With a new understanding of and urgency around well-being, conscious companies are doing more for their people. For example, Facebook provides an abundance of employee offerings. One is a philosophy called fuel. It includes a set of programs and people to help Facebookers envision and do great work—building rich, meaningful lives in the process.

Enlightened leaders see the power of caring. Jeff Weiner, CEO of LinkedIn, has built a powerful culture of compassion. After reading “The Art of Happiness” by the Dalai Lama, he shifted his hard-charging leadership approach to one that focuses on removing the suffering of others. The strong form of compassion that he practices helped LinkedIn grow to more than 250 million members and a 2016 acquisition by Microsoft for $26.2 billion.

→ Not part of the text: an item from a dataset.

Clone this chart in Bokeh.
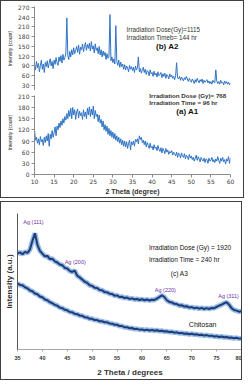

Aetna is another company that is committed to employee well-being. CEO Mark Bertolini has built an insurance giant that offers dozens of employee programs, from guided meditation to yoga and more. Recently, Aetna announced plans to merge with CVS to create a new form of company, deeply committed to health and wellness.

The bottom line

Many forces are at play as work continues to evolve. What will always be at the heart of it all is how employees feel when they work—the alignment of their values with those of the organization, the recognition and respect for their individuality, and a sense of belonging to a greater purpose and community. Today’s forward-thinking leaders consider both business operations and the bigger picture. They constantly redefine what it means to be people-focused. With new distributed, open, human, neighborly, and caring approaches, leaders can create dynamic organizations to tackle the big challenges of the 21st century.